Abstract: In the late seventies, Clark [In Communication Systems and Random Process Theory (Proc. 2nd NATO Advanced Study Inst., Darlington, 1977) (1978) 721-734, Sijthoff & Noordhoff] pointed out that it would be natural for $\pi_t$, the solution of the stochastic filtering problem, to depend continuously on the observed data $Y={Y_s,s\in[0,t]}$. Indeed, if the signal and the observation noise are independent one can show that, for any suitably chosen test function $f$, there exists a continuous map $\theta^f_t$, defined on the space of continuous paths $C([0,t],\mathbb{R}^d)$ endowed with the uniform convergence topology such that $\pi_t(f)=\theta^f_t(Y)$, almost surely; see, for example, Clark [In Communication Systems and Random Process Theory (Proc. 2nd NATO Advanced Study Inst., Darlington, 1977) (1978) 721-734, Sijthoff & Noordhoff], Clark and Crisan [Probab.

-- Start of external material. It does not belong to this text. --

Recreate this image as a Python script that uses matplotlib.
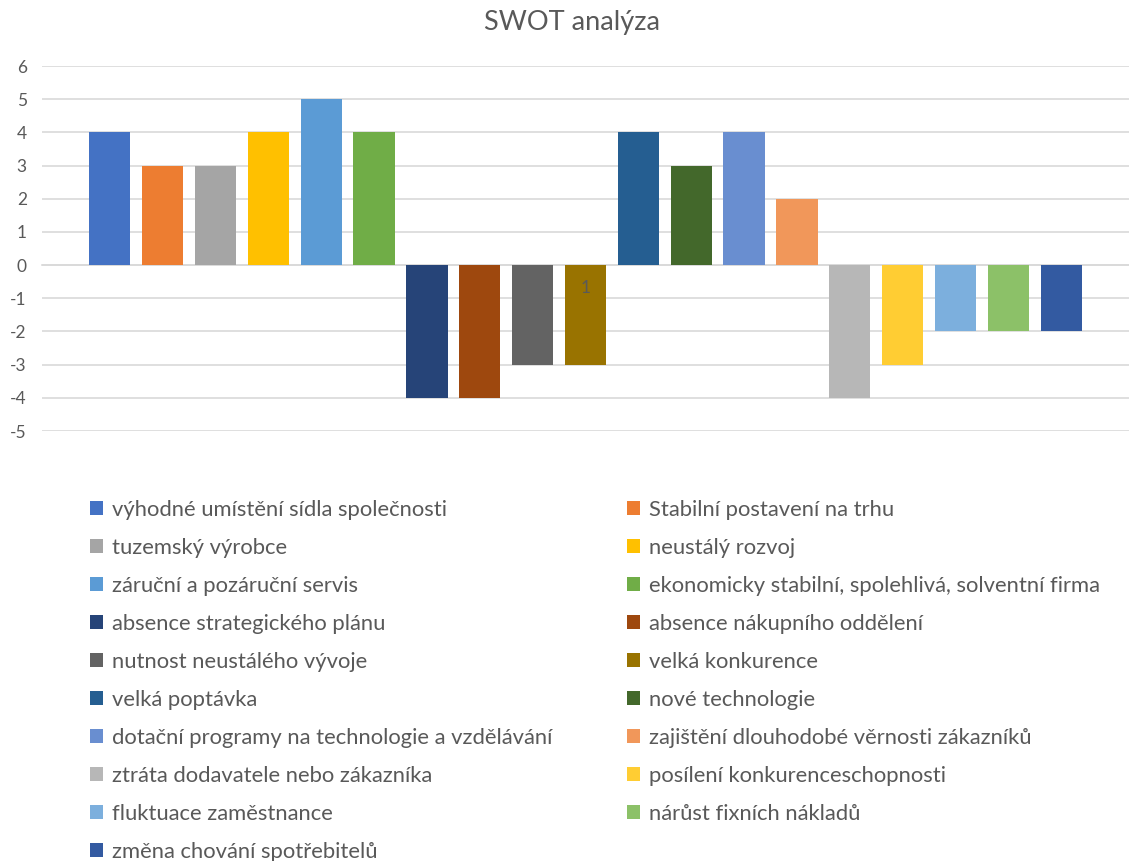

Theory Related Fields 133 (2005) 43-56], Davis [Z. Wahrsch. Verw. Gebiete 54 (1980) 125-139], Davis [Teor. Veroyatn. Primen. 27 (1982) 160-167], Kushner [Stochastics 3 (1979) 75-83]. As shown by Davis and Spathopoulos [SIAM J. Control Optim. 25 (1987) 260-278], Davis [In Stochastic Systems: The Mathematics of Filtering and Identification and Applications, Proc. NATO Adv. Study Inst. Les Arcs, Savoie, France 1980 505-528], [In The Oxford Handbook of Nonlinear Filtering (2011) 403-424 Oxford Univ. Press], this type of robust representation is also possible when the signal and the observation noise are correlated, provided the observation process is scalar. For a general correlated noise and multidimensional observations such a representation does not exist. By using the theory of rough paths we provide a solution to this deficiency: the observation process $Y$ is "lifted" to the process $\mathbf{Y}$ that consists of $Y$ and its corresponding L\'{e}vy area process, and we show that there exists a continuous map $\theta_t^f$, defined on a suitably chosen space of H\"{o}lder continuous paths such that $\pi_t(f)=\theta_t^f(\mathbf{Y})$, almost surely.